4. Bila dicermati, undang-undang tentang keterbukaan informasi publik sesungguhnya bukan hanya menjadi domain dan kewajiban pemerintah daerah saja, tapi semua badan publik. 

Badan publik berupa instansi atau organisasi yang sebagian atau seluruh dananya bersumber dari APBN/APBD, sumbangan masyarakat dan/atau luar negeri wajib melaksanakan keterbukaan informasi. 


Dengan demikian tidak ada alasan untuk beranggapan bahwa peraturan bupati ini semata hanya untuk kepentingan pemerintah daerah dan lalu mengkebiri/menghalangi pelaksanaan tugas-tugas jurnalistik.


Termasuk didalamnya adalah mekanisme dalam penetapan informasi yang dikecualikan, yang kerap dianggap sebagai muslihat dalam menghindari tanggungjawab pemenuhan informasi publik dan atau menghalangi kerja-kerja pers.

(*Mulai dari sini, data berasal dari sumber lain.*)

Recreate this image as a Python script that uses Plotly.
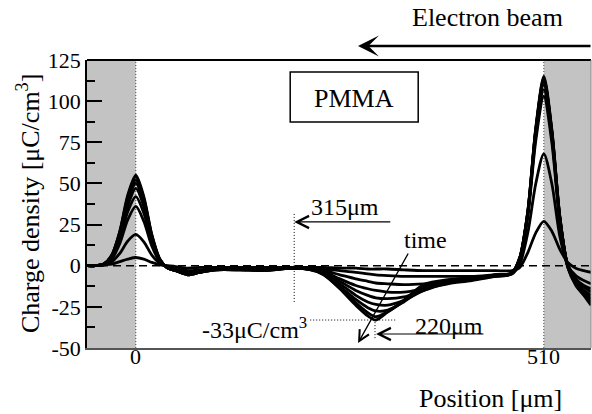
import plotly.graph_objects as go

# Position grid [µm]
position_um = [-61, -50, -40, -30, -20, -10, 0, 10, 20, 30, 40, 50, 65, 80, 100, 130, 160, 195,
               215, 235, 255, 275, 290, 300, 315, 335, 360, 390, 420, 450, 470,
               480, 490, 500, 510, 520, 530, 540, 550, 560, 569]

# Charge density profiles [µC/cm3], in time order
t1 = [0, 0, 0.5, 1, 2.5, 4, 5, 4, 2, 0.5, 0, -0.5, -1.5, -1, -1, -1, -1, -1,
      -1, -1, -1.5, -1.5, -2, -2, -2, -2.5, -3, -3, -3, -3, -3,
      -1, 8, 20, 27, 21, 10, 2, -1.5, -3, -4]
t2 = [0, 0, 0.5, 2.5, 7.5, 15, 19, 14.5, 6.5, 1.5, -0.5, -1.5, -3, -2.5, -1.5, -1.5, -1.5, -1,
      -1.5, -2, -3, -4, -5, -5.5, -6, -6.5, -6.5, -6.5, -6.5, -5.5, -5,
      1, 20, 50, 68, 50, 18, 0, -6, -9, -11]
t3 = [0, 0, 0.5, 4, 13.5, 28, 36, 27, 12, 2.5, -1, -2.5, -4, -3, -2, -2, -2, -1.5,
      -2, -3, -5.5, -8, -9.5, -10.5, -11, -11.5, -11, -9.5, -8, -6.5, -5,
      4, 30, 76, 103, 75, 27, 0, -8, -12, -14]
t4 = [0, 0, 1, 5, 16, 33, 42, 32, 14, 3, -1, -2.5, -4.5, -3.5, -2, -2, -2, -1.5,
      -2, -3.5, -8, -12, -14, -15, -16, -16, -14, -11, -9, -6.5, -5,
      4, 31, 79, 107, 78, 28, 0, -9, -13, -16]
t5 = [0, 0, 1, 5.5, 18, 36.5, 47, 36, 16, 3.5, -1.5, -3, -5, -3.5, -2, -2, -2.5, -1.5,
      -2, -4, -9.5, -15, -18, -19.5, -20, -19, -15, -10.5, -8.5, -6, -4.5,
      4.5, 32, 81, 110, 80, 29, 0, -10, -15, -18]
t6 = [0, 0, 1, 6, 19, 39, 50, 38, 17, 3.5, -1.5, -3, -5, -4, -2.5, -2, -2.5, -1.5,
      -2, -4.5, -11, -18, -22, -23.5, -24, -21, -15, -10, -8, -5.5, -4.5,
      4.5, 32, 82, 112, 81, 29, 0, -10, -16, -20]
t7 = [0, 0, 1, 6, 20, 40.5, 52, 40, 18, 4, -1.5, -3, -5.5, -4, -2.5, -2.5, -2.5, -1.5,
      -2, -5, -12.5, -20.5, -25.5, -27.5, -27, -22, -14, -9.5, -8, -5.5, -4.5,
      5, 33, 83, 113, 82, 30, -0.5, -11, -17, -22]
t8 = [0, 0, 1, 6.5, 20.5, 42, 54, 41, 18.5, 4, -1.5, -3, -5.5, -4, -2.5, -2.5, -3, -1.5,
      -2, -5.5, -13.5, -22.5, -28.5, -31, -28, -21.5, -12.5, -9, -7.5, -5.5, -4.5,
      5, 33, 83, 114, 82, 30, -1, -11, -17.5, -23]
t9 = [0, 0, 1, 6.5, 21, 43, 55, 42, 19, 4, -1.5, -3, -5.5, -4, -2.5, -2.5, -3, -1.5,
      -1.5, -5.5, -14, -24, -30.5, -33, -28, -21, -11.5, -8.5, -7.5, -6, -4.5,
      5, 33, 84, 115, 83, 30, -1, -12, -18, -24]
profiles = [t1, t2, t3, t4, t5, t6, t7, t8, t9]

x_range = [-61, 569]
y_range = [-50, 125]
y_ticks = [-50, -25, 0, 25, 50, 75, 100, 125]
y_tick_labels = ["-50", "-25", "0", "25", "50", "75", "100", "125"]
electrodes = [0, 510]
electrode_labels = ["0", "510"]

FONT = "Liberation Serif"

fig = go.Figure()
for vals in profiles:
    fig.add_trace(go.Scatter(
        x=position_um, y=vals, mode="lines",
        line=dict(color="black", width=2.8, shape="spline", smoothing=0.8),
        hoverinfo="skip", showlegend=False))

shapes = []
# grey electrode regions
shapes.append(dict(type="rect", xref="x", yref="paper", x0=x_range[0], x1=electrodes[0], y0=0, y1=1,
                   fillcolor="#c3c3c3", line=dict(width=0), layer="below"))
shapes.append(dict(type="rect", xref="x", yref="paper", x0=electrodes[1], x1=x_range[1], y0=0, y1=1,
                   fillcolor="#c3c3c3", line=dict(width=0), layer="below"))
for e in electrodes:
    shapes.append(dict(type="line", xref="x", yref="paper", x0=e, x1=e, y0=0, y1=1,
                       line=dict(color="#444", width=1, dash="1px,2px"), layer="below"))
# dashed zero line
shapes.append(dict(type="line", xref="paper", yref="y", x0=0, x1=1, y0=0, y1=0,
                   line=dict(color="black", width=1.5, dash="8px,5px"), layer="below"))
# frame top / right
shapes.append(dict(type="line", xref="paper", yref="paper", x0=0, x1=1, y0=1, y1=1,
                   line=dict(color="black", width=2)))
shapes.append(dict(type="line", xref="paper", yref="paper", x0=1, x1=1, y0=0, y1=1,
                   line=dict(color="#888", width=1)))
# PMMA box
shapes.append(dict(type="rect", xref="x", yref="y", x0=193, x1=353, y0=87.3, y1=117.7,
                   line=dict(color="black", width=1.5), fillcolor="white"))
# dotted guides
shapes.append(dict(type="line", xref="x", yref="y", x0=198, x1=198, y0=-22, y1=32,
                   line=dict(color="black", width=1, dash="1px,2px")))
shapes.append(dict(type="line", xref="x", yref="y", x0=299, x1=299, y0=-44, y1=-33,
                   line=dict(color="black", width=1, dash="1px,2px")))
shapes.append(dict(type="line", xref="x", yref="y", x0=218, x1=325, y0=-33, y1=-33,
                   line=dict(color="black", width=1, dash="1px,2px")))

ann = []
def txt(x, y, s, size=24, xref="x", yref="y", angle=0):
    ann.append(dict(x=x, y=y, xref=xref, yref=yref, text=s, showarrow=False,
                    font=dict(family=FONT, size=size, color="black"),
                    xanchor="center", yanchor="middle", textangle=angle))

def arr(x, y, ax, ay, head=5, w=1.2, size=2.0):
    ann.append(dict(x=x, y=y, ax=ax, ay=ay, xref="x", yref="y", axref="x", ayref="y",
                    text="", showarrow=True, arrowhead=head, arrowwidth=w, arrowsize=size,
                    arrowcolor="black", standoff=0, startstandoff=0))

# x tick labels placed at the electrode positions of the x axis
for e, lab in zip(electrodes, electrode_labels):
    txt(e, -0.028, lab, size=22, xref="x", yref="paper")

txt(0.794, 1.146, "Electron beam", size=26, xref="paper", yref="paper")
ann.append(dict(x=0.5377, y=1.0486, xref="paper", yref="paper", ax=234, ay=0, text="",
                showarrow=True, arrowhead=3, arrowwidth=2.5, arrowsize=1.4, arrowcolor="black",
                standoff=0, startstandoff=0))
txt(272.8, 101.9, "PMMA", size=26)
txt(261.5, 35.7, "315μm")
arr(198, 26.6, 320, 26.6)
txt(361.5, 15.6, "time")
arr(277.8, -47, 341.5, 8.3, w=1.3, size=1.6)
txt(391.5, -36.5, "220μm")
arr(300.3, -41.5, 436.5, -41.5)
txt(147.8, -37.9, "-33μC/cm<sup>3</sup>")
txt(-0.117, 0.5, "Charge density [μC/cm<sup>3</sup>]", size=26, xref="paper", yref="paper", angle=-90)
txt(0.8, -0.174, "Position [μm]", size=26, xref="paper", yref="paper")

fig.update_layout(
    width=592, height=414,
    margin=dict(l=87, r=1, t=60, b=66, pad=0),
    paper_bgcolor="white", plot_bgcolor="white",
    font=dict(family=FONT, color="black"),
    shapes=shapes, annotations=ann,
    xaxis=dict(range=x_range, showline=True, linecolor="#555", linewidth=2, ticks="",
               tickvals=electrodes, showticklabels=False,
               showgrid=False, zeroline=False),
    yaxis=dict(range=y_range, tickvals=y_ticks, ticktext=y_tick_labels,
               ticks="inside", ticklen=15, tickwidth=1.5,
               tickcolor="black", showline=True, linecolor="black", linewidth=1.5,
               showgrid=False, zeroline=False,
               tickfont=dict(family=FONT, size=22, color="black"),
               minor=dict(ticks="inside", ticklen=8, tickwidth=1.5, tickcolor="black",
                          dtick=12.5, tick0=0, showgrid=False)),
)

fig.write_html("out.html")
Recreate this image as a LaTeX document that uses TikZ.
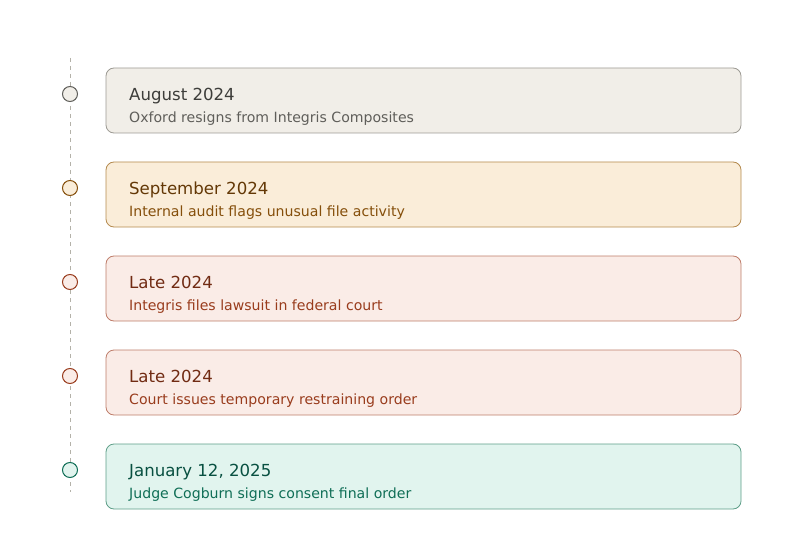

Sifat dan jenis informasi yang dikecualikan sesungguhnya telah tegas disebutkan dalam pasal 6 ayat 3, undang-undang keterbukaan informasi publik, harus mempunyai dasar hukum yang kuat atas serta alasan yang logis dan jelas kenapa informasi itu harus dikecualikan.


Selain itu, penetapan informasi yang dikecualikan mesti melewati tahapan yang dinamakan uji konsekuensi dengan pelibatan pihak-pihak terkait atau memiliki kepentingan langsung.




Pemerintah daerah menetapkan aturan atas dasar undang-undang serta aturan-aturan pelaksanaan dibawahnya.


Perbedaaan sudut pandang adalah hal biasa dalam berdemokrasi, namun demikian selalu ada mekanisme untuk penyelarasan perbedaan ini, utamanya pada perbedaan terhadap suatu produk hukum yang dapat dilaksanakan melalui eksaminasi secara akademis. 


Ruang dan waktu melakukan eksaminasi peraturan perundang-undang sangat terbuka bagi semua stakeholders dan warga masyarakat.


Di tahap akhir perbedaan tersebut dapat diselesaikan lewat mekanisme keberatan melalui Mahkamah Agung RI.


Namun demikian, pengedepanan dialektika ilmiah dan rasional adalah langkah bijak yang dapat ditempuh untuk menemukan titik-titik kesamaan diantara perbedaan perspektif masing-masing.


Karena sesungguhnya Kemerdekaan Pers dan Keterbukaan Informasi Publik harusnya dapat berjalan beriringan.